Abstract HZSM-5 zeolites with Si/Al ratios of 20, 35, 50 and 65 were prepared by the directing crystallization process of silicalite-1 seeds. The influence of Si/Al ratios on the production of benzene, toluene, xylene and naphthalene (BTXN) originated from asphaltenes catalytic pyrolysis was explored by adopting Py-GC/MS. Modified Z5-50 zeolites were prepared by various metal ions (Ni2+, Mo6+, Fe3+, and Co2+) with different loading rates (3 % (mass), 5 % (mass), 7 % (mass), and 9 % (mass)) and the physical and chemical properties of these zeolites were characterized by XRD, SEM, ICP-OES, XPS, NH3-TPD, FTIR, Py-IR and N2 adsorption-desorption isotherm. In addition, they were employed to catalyze the conversion of asphaltenes pyrolysis production to BTXN using Py-GC/MS. Results show that the highest relative content of aromatics has been obtained over HZSM-5 with Si/Al ratio of 50 (Z5-50), reaching 61.87%. Besides, the loading of Ni, Mo, Fe, and Co on Z5-50 leads to an increase of acid strength and provides new active sites.
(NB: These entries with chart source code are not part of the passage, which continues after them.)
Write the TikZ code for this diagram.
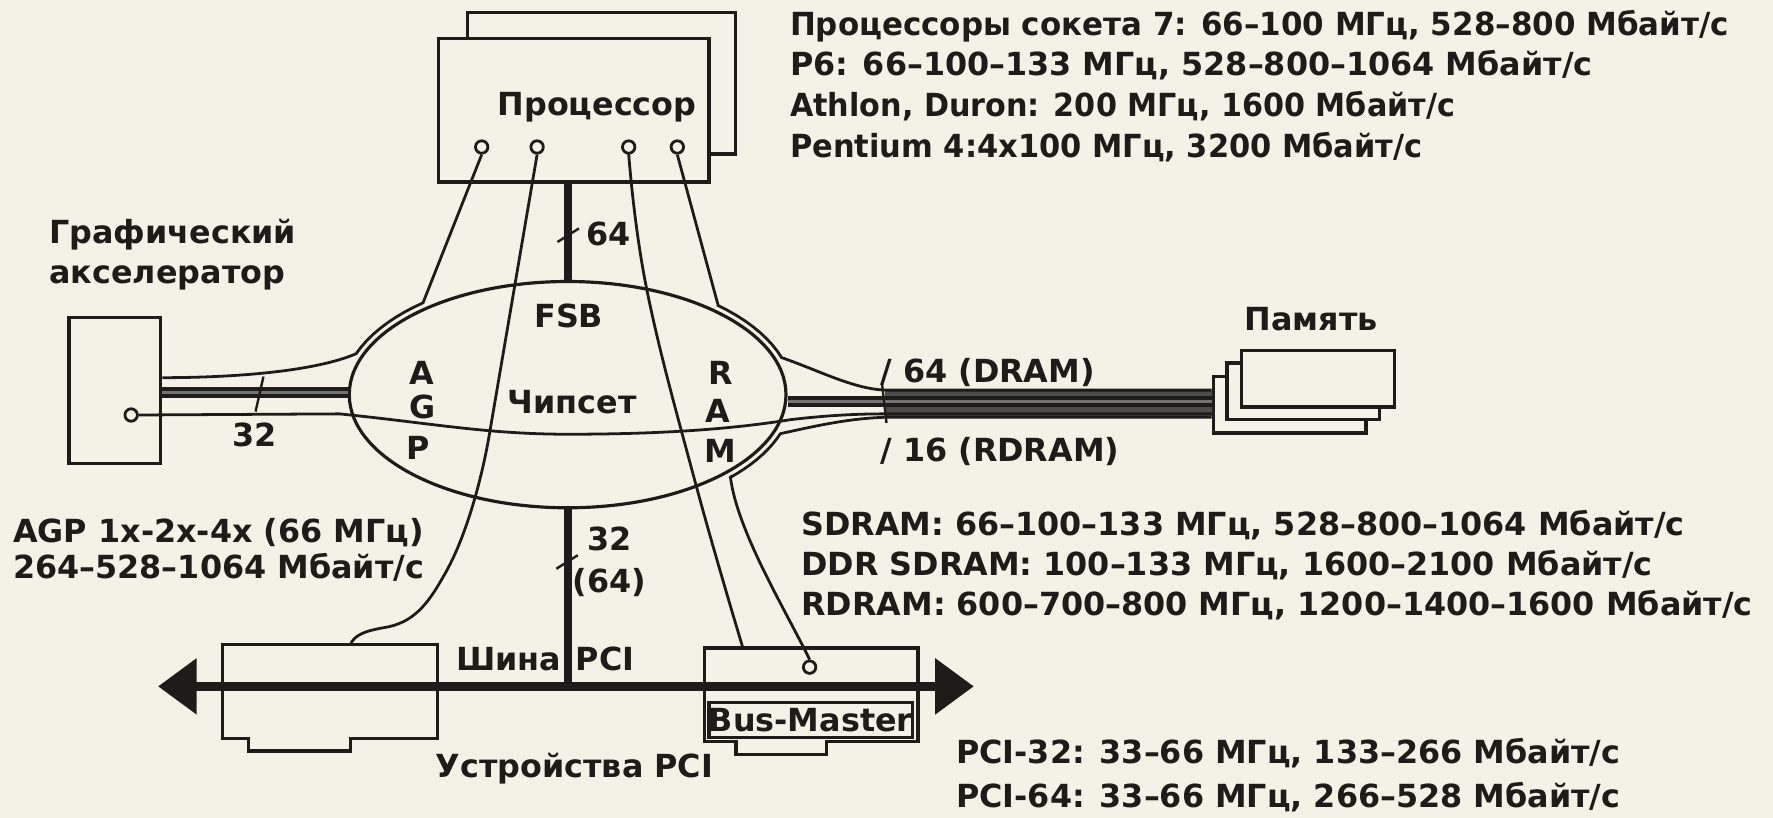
\documentclass[tikz,border=0pt]{standalone}
\usepackage{fontspec}
\setmainfont{DejaVu Sans}
\usetikzlibrary{shapes.geometric}
\definecolor{paper}{RGB}{244,241,231}
\definecolor{ink}{RGB}{30,28,24}
\begin{document}
\begin{tikzpicture}[x=0.01cm,y=-0.01cm,
  every node/.style={font=\fontsize{8}{10}\selectfont\bfseries,text=ink,inner sep=0pt},
  txt/.style={anchor=base west},
  wire/.style={draw=ink,line width=0.7pt},
  boxs/.style={draw=ink,line width=0.85pt,fill=paper},
  band/.style={draw=ink,line width=2.7pt},
  bandin/.style={draw=black!55,line width=0.8pt},
  heavy/.style={draw=ink,line width=2pt},
  pinc/.style={circle,draw=ink,line width=0.7pt,fill=paper,minimum size=0.11cm},
  tick/.style={draw=ink,line width=0.6pt}]

\fill[paper] (0,0) rectangle (1568,723);
\useasboundingbox (0,0) rectangle (1568,723);

% processor
\node[boxs,minimum width=2.37cm,minimum height=1.25cm] (cpuback) at (532,73.5) {};
\node[boxs,minimum width=2.39cm,minimum height=1.27cm] (cpu) at (507.5,97.5) {};
\node (cpulbl) at (528,95) {Процессор};

% chipset
\node[draw=ink,line width=0.8pt,ellipse,minimum width=3.86cm,minimum height=2cm] (chip) at (502,349) {};

% graphics accelerator
\node[boxs,minimum width=0.81cm,minimum height=1.29cm] (gfx) at (101.5,345.5) {};

% memory
\node[boxs,minimum width=1.35cm,minimum height=0.5cm] (mem3) at (1140.5,358) {};
\node[boxs,minimum width=1.35cm,minimum height=0.5cm] (mem2) at (1152.5,346) {};
\node[boxs,minimum width=1.35cm,minimum height=0.5cm] (mem1) at (1165.5,335) {};

% PCI cards
\draw[boxs] (197,570) -- (387,570) -- (387,653) -- (310,653) -- (310,664) -- (220,664) -- (220,653) -- (197,653) -- cycle;
\coordinate (lcard) at (310,570);
\draw[boxs] (623,573) -- (812,573) -- (812,656) -- (731,656) -- (731,667) -- (651,667) -- (651,656) -- (623,656) -- cycle;
\coordinate (rcard) at (657,573);
\node[draw=ink,line width=0.8pt,minimum width=1.78cm,minimum height=0.31cm] (bm) at (717,636.5) {Bus-Master};

% PCI bus
\coordinate (busL) at (140,607);
\coordinate (busR) at (861,607);
\draw[ink,line width=2.3pt] (170,607) -- (831,607);
\fill[ink] (busL) -- (174,582) -- (174,632) -- cycle;
\fill[ink] (busR) -- (827,582) -- (827,632) -- cycle;

% FSB and PCI links
\draw[heavy] (cpu.south -| chip.north) -- (chip.north);
\draw[heavy] (chip.south) -- (chip.south |- busL);

% AGP band
\draw[band] (gfx.east |- 0,347) -- (chip.west |- 0,347);
\draw[bandin] (gfx.east |- 0,347) -- (chip.west |- 0,347);

% memory band
\fill[black!70] (783,346) rectangle (mem3.west |- 0,368);
\draw[band] (chip.east |- 0,355) -- (mem3.west |- 0,355);
\draw[bandin] (chip.east |- 0,355) -- (mem3.west |- 0,355);

% pins
\node[pinc] (p1) at (426,130) {};
\node[pinc] (p2) at (475,130) {};
\node[pinc] (p3) at (556,130) {};
\node[pinc] (p4) at (599,130) {};
\node[pinc] (gpin) at (116,367) {};
\node[pinc] (bmpin) at (716,590) {};

% wires
\draw[wire] (gpin.east) -- (300,366) .. controls (380,374) and (430,384) .. (502,384)
  .. controls (590,384) and (650,379) .. (700,371) .. controls (735,367) and (760,366) .. (783,366)
  -- (mem3.west |- 0,366);
\draw[wire] (p1.south) -- plot[domain=130:160,samples=10] ({502+199*cos(\x)},{349-106*sin(\x)})
  .. controls (280,328) and (210,334) .. (gfx.east |- 0,334);
\draw[wire] (p2.south) -- (433,383) .. controls (425,430) and (410,480) .. (392,510)
  .. controls (378,535) and (365,551) .. (340,555) .. controls (322,558) and (313,562) .. (lcard);
\draw[wire] plot[smooth,tension=0.7] coordinates {(556,136) (572,256) (615,427) (rcard)};
\draw[wire] (p4.south) -- plot[domain=48:18,samples=10] ({502+199*cos(\x)},{349-106*sin(\x)})
  .. controls (725,328) and (755,344) .. (783,345) -- (mem3.west |- 0,345);
\draw[wire] (bmpin.north) .. controls (695,540) and (652,470) .. (646,422)
  -- plot[domain=-44:-19,samples=10] ({502+199*cos(\x)},{349-106*sin(\x)})
  .. controls (720,377) and (750,370) .. (783,369) -- (mem3.west |- 0,369);

% ticks
\draw[tick] (493,214) -- (512,202);
\draw[tick] (492,503) -- (511,491);
\draw[tick] (226,364) -- (233,333);
\draw[tick] (780,339) -- (784,374);

% labels
\node (l64a) at (538,207) {64};
\node (l32a) at (225,385) {32};
\node (l32b) at (539,477) {32};
\node (l64b) at (539,515) {(64)};
\node (lfsb) at (503,279) {FSB};
\node (lchip) at (506,356) {Чипсет};
\node (la1) at (373,330) {A};
\node (lg) at (374,360) {G};
\node (lp) at (370,396) {P};
\node (lr) at (637,330) {R};
\node (la2) at (635,363) {A};
\node (lm) at (637,399) {M};
\node (lshina) at (450,583) {Шина};
\node (lpci) at (535,583) {PCI};
\node (ldev) at (508,680) {Устройства PCI};
\node[txt] (lmem) at (1100,292) {Память};
\node[txt] (ldram) at (778,338) {/ 64 (DRAM)};
\node[txt] (lrdram) at (778,408) {/ 16 (RDRAM)};

\node[txt] (t1) at (698,31) {\scalebox{0.972}[1]{Процессоры сокета 7: 66–100 МГц, 528–800 Мбайт/с}};
\node[txt] (t2) at (698,67) {P6: 66–100–133 МГц, 528–800–1064 Мбайт/с};
\node[txt] (t3) at (698,103) {\scalebox{0.95}[1]{Athlon, Duron: 200 МГц, 1600 Мбайт/с}};
\node[txt] (t4) at (698,139) {\scalebox{0.958}[1]{Pentium 4:4x100 МГц, 3200 Мбайт/с}};

\node[txt] (g1) at (43,215) {Графический};
\node[txt] (g2) at (43,251) {акселератор};

\node[txt] (a1) at (11,480) {AGP 1x-2x-4x (66 МГц)};
\node[txt] (a2) at (11,512) {264–528–1064 Мбайт/с};

\node[txt] (s1) at (708,474) {SDRAM: 66–100–133 МГц, 528–800–1064 Мбайт/с};
\node[txt] (s2) at (708,509) {DDR SDRAM: 100–133 МГц, 1600–2100 Мбайт/с};
\node[txt] (s3) at (708,544) {RDRAM: 600–700–800 МГц, 1200–1400–1600 Мбайт/с};

\node[txt] (c1) at (845,675) {PCI-32: 33–66 МГц, 133–266 Мбайт/с};
\node[txt] (c2) at (845,714) {PCI-64: 33–66 МГц, 266–528 Мбайт/с};
\end{tikzpicture}
\end{document}
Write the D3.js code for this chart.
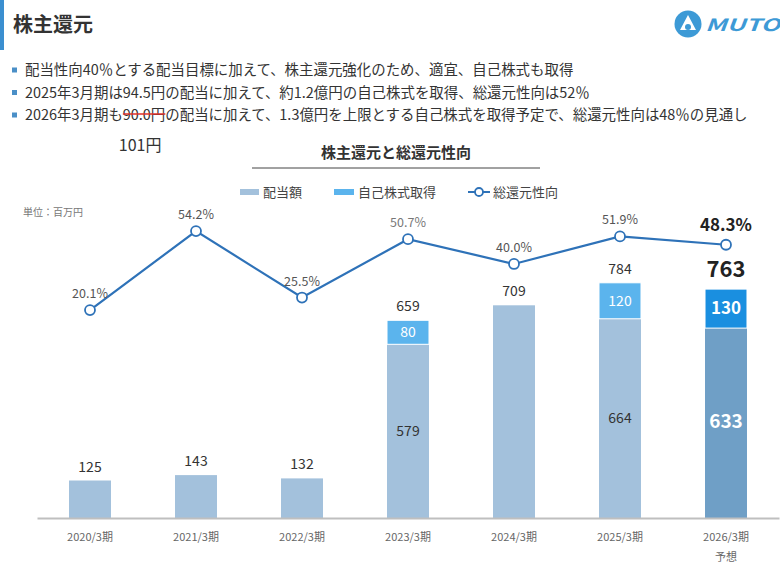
<!DOCTYPE html>
<html>
<head>
<meta charset="utf-8">
<script src="https://cdn.jsdelivr.net/npm/d3@7"></script>
<style>
  body { margin: 0; background: #fff; }
  text { font-family: "Noto Sans CJK JP", "Noto Sans", sans-serif; }
</style>
</head>
<body>
<div id="chart"></div>
<script>
const categories = ["2020/3期", "2021/3期", "2022/3期", "2023/3期", "2024/3期", "2025/3期", "2026/3期"];
const dividend = [125, 143, 132, 579, 709, 664, 633];
const buyback = [0, 0, 0, 80, 0, 120, 130];
const totals = [125, 143, 132, 659, 709, 784, 763];
const payout = [20.1, 54.2, 25.5, 50.7, 40.0, 51.9, 48.3];
const bullets = [
  "配当性向40％とする配当目標に加えて、株主還元強化のため、適宜、自己株式も取得",
  "2025年3月期は94.5円の配当に加えて、約1.2億円の自己株式を取得、総還元性向は52％",
  "2026年3月期も90.0円の配当に加えて、1.3億円を上限とする自己株式を取得予定で、総還元性向は48％の見通し"
];

const W = 780, H = 570;
const svg = d3.select("#chart").append("svg")
  .attr("width", W).attr("height", H);

// header
svg.append("rect").attr("x", 0).attr("y", 0).attr("width", 4).attr("height", 50).attr("fill", "#3b8fd0");
svg.append("text").attr("x", 13).attr("y", 32)
  .attr("font-size", 20).attr("font-weight", 700).attr("fill", "#333").text("株主還元");

// logo
const logo = svg.append("g").attr("transform", "translate(688,24)");
logo.append("circle").attr("r", 13.5).attr("fill", "#3d9ad6");
logo.append("path").attr("d", "M0,-9 L8,6 L-8,6 Z").attr("fill", "#fff");
logo.append("circle").attr("cy", 3).attr("r", 3).attr("fill", "#3d9ad6");
svg.append("text").attr("x", 705).attr("y", 31)
  .attr("font-size", 17).attr("font-weight", 700).attr("font-style", "italic")
  .attr("fill", "#3d9ad6").attr("textLength", 75).attr("lengthAdjust", "spacingAndGlyphs")
  .text("MUTO");

// bullet lines
const lineY = [70, 92.5, 115];
bullets.forEach((t, i) => {
  svg.append("rect").attr("x", 12).attr("y", lineY[i] - 2.5).attr("width", 5).attr("height", 5).attr("fill", "#4a8fc7");
  const tx = svg.append("text").attr("x", 25).attr("y", lineY[i] + 5)
    .attr("font-size", 14.45).attr("fill", "#333").text(t);
  if (i === 2) {
    const start = t.indexOf("90.0円");
    const node = tx.node();
    const x0 = 25 + node.getSubStringLength(0, start);
    const w = node.getSubStringLength(start, 5);
    svg.append("line").attr("x1", x0).attr("x2", x0 + w)
      .attr("y1", lineY[i] - 1).attr("y2", lineY[i] - 1)
      .attr("stroke", "#e0302a").attr("stroke-width", 1.6);
    svg.append("text").attr("x", x0 - 4).attr("y", 151)
      .attr("font-size", 16).attr("fill", "#333").text("101円");
  }
});

// chart title
svg.append("text").attr("x", 396).attr("y", 158).attr("text-anchor", "middle")
  .attr("font-size", 15).attr("font-weight", 700).attr("fill", "#333").text("株主還元と総還元性向");
svg.append("line").attr("x1", 252).attr("x2", 540).attr("y1", 168).attr("y2", 168)
  .attr("stroke", "#444").attr("stroke-width", 1);

svg.append("text").attr("x", 23).attr("y", 216)
  .attr("font-size", 10).attr("fill", "#777").text("単位：百万円");

// legend
const leg = svg.append("g").attr("font-size", 13).attr("fill", "#444");
leg.append("rect").attr("x", 240).attr("y", 189).attr("width", 19).attr("height", 6).attr("fill", "#a3c1dc");
leg.append("text").attr("x", 263).attr("y", 197).text("配当額");
leg.append("rect").attr("x", 334).attr("y", 189).attr("width", 20).attr("height", 6).attr("fill", "#5bb4ed");
leg.append("text").attr("x", 358).attr("y", 197).text("自己株式取得");
leg.append("line").attr("x1", 468).attr("x2", 490).attr("y1", 192).attr("y2", 192)
  .attr("stroke", "#2e72b8").attr("stroke-width", 2);
leg.append("circle").attr("cx", 479).attr("cy", 192).attr("r", 4)
  .attr("fill", "#fff").attr("stroke", "#2e72b8").attr("stroke-width", 1.8);
leg.append("text").attr("x", 493).attr("y", 197).text("総還元性向");

// scales
const x = d3.scaleBand().domain(categories).range([37, 779]).paddingInner(0.604).paddingOuter(0.302);
const y = d3.scaleLinear().domain([0, 1000]).range([518, 218]);
const yp = d3.scaleLinear().domain([0, 100]).range([356.6, 125]);

const rows = categories.map((c, i) => ({ cat: c, dividend: dividend[i], buyback: buyback[i] }));
const stack = d3.stack().keys(["dividend", "buyback"])(rows);
const last = categories[categories.length - 1];
const colors = {
  dividend: c => c === last ? "#6f9fc6" : "#a3c1dc",
  buyback: c => c === last ? "#1a8fe0" : "#5bb4ed"
};

stack.forEach(layer => {
  svg.append("g").selectAll("rect")
    .data(layer.filter(d => d[1] > d[0]))
    .join("rect")
    .attr("x", d => x(d.data.cat))
    .attr("y", d => y(d[1]))
    .attr("width", x.bandwidth())
    .attr("height", d => y(d[0]) - y(d[1]))
    .attr("fill", d => colors[layer.key](d.data.cat))
    .attr("stroke", "#fff").attr("stroke-width", layer.key === "buyback" ? 1 : 0);
});

// axis
const xAxis = svg.append("g").attr("transform", "translate(0,518)")
  .call(d3.axisBottom(x).tickSize(0).tickPadding(15));
xAxis.select(".domain").attr("stroke", "#bfbfbf").attr("stroke-width", 2);
xAxis.selectAll("text").attr("font-size", 11).attr("fill", "#666")
  .style("font-family", "'Noto Sans CJK JP', sans-serif");
svg.append("text").attr("x", x(last) + x.bandwidth() / 2).attr("y", 561)
  .attr("text-anchor", "middle").attr("font-size", 11).attr("fill", "#666").text("予想");

// value labels inside segments
stack.forEach(layer => {
  svg.append("g").selectAll("text")
    .data(layer.filter(d => d[1] > d[0] && (d.data.buyback > 0)))
    .join("text")
    .attr("x", d => x(d.data.cat) + x.bandwidth() / 2)
    .attr("y", d => (y(d[0]) + y(d[1])) / 2 + 5)
    .attr("text-anchor", "middle")
    .attr("font-size", d => d.data.cat === last ? (layer.key === "dividend" ? 19 : 17) : 14)
    .attr("font-weight", d => d.data.cat === last ? 700 : 400)
    .attr("fill", d => (layer.key === "buyback" || d.data.cat === last) ? "#fff" : "#333")
    .text(d => d[1] - d[0]);
});

// totals above bars
svg.append("g").selectAll("text")
  .data(categories)
  .join("text")
  .attr("x", d => x(d) + x.bandwidth() / 2)
  .attr("y", (d, i) => y(totals[i]) - (d === last ? 12 : 9))
  .attr("text-anchor", "middle")
  .attr("font-size", d => d === last ? 22 : 14)
  .attr("font-weight", d => d === last ? 700 : 400)
  .attr("fill", d => d === last ? "#222" : "#333")
  .text((d, i) => totals[i]);

// payout line
const pts = categories.map((c, i) => ({ cat: c, v: payout[i] }));
svg.append("path").datum(pts)
  .attr("fill", "none").attr("stroke", "#2e72b8").attr("stroke-width", 2.2)
  .attr("d", d3.line().x(d => x(d.cat) + x.bandwidth() / 2).y(d => yp(d.v)));
svg.append("g").selectAll("circle")
  .data(pts)
  .join("circle")
  .attr("cx", d => x(d.cat) + x.bandwidth() / 2)
  .attr("cy", d => yp(d.v))
  .attr("r", 5)
  .attr("fill", "#fff").attr("stroke", "#2e72b8").attr("stroke-width", 1.8);
svg.append("g").selectAll("text")
  .data(pts)
  .join("text")
  .attr("x", d => x(d.cat) + x.bandwidth() / 2)
  .attr("y", d => yp(d.v) - (d.cat === last ? 14 : 12))
  .attr("text-anchor", "middle")
  .attr("font-size", d => d.cat === last ? 17 : 12.5)
  .attr("font-weight", d => d.cat === last ? 700 : 400)
  .attr("fill", d => d.cat === last ? "#222" : (d.cat === "2023/3期" ? "#777" : "#555"))
  .text(d => d.v.toFixed(1) + "%");
</script>
</body>
</html>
The relative content of BTXN increases by 3.17% over 3Ni-Z5, which may be ascribed to that Ni promoted the conversion of polycyclic aromatic hydrocarbons (PAHs) to monocyclic aromatics due to the cracking of aliphatic side chains of PAHs and the decrease of phenolic activation energy. While under the catalysis of 5Mo-Z5, the relative content of aromatics and BTXN augmented by 5.75% and 4.02%, respectively. In addition, the highest relative content of aromatics reaches 70.09% when the loading rate of Fe was 7 % (mass), and the relative content of BTXN increases from 25.87% to 29.42%. The results demonstrate that the active sites provided by different metal species expressed diverse effects on BTXN. Although the Bronsted/Lewis acid ratios of HZSM-5 modified by metal decreased, the acid strength and the relative content of BTXN both increased, which illustrated that there is a synergistic catalysis with the Bronsted acid sites and Lewis acid sites provided by metal species. In general, the performance of the catalyst is affected by the pore structure, acidity and metal active sites. Moreover, the possible formation mechanism of BTXN derived from asphaltenes catalytic pyrolysis was proposed on the basis of structural features and catalytic performances of a series of zeolites.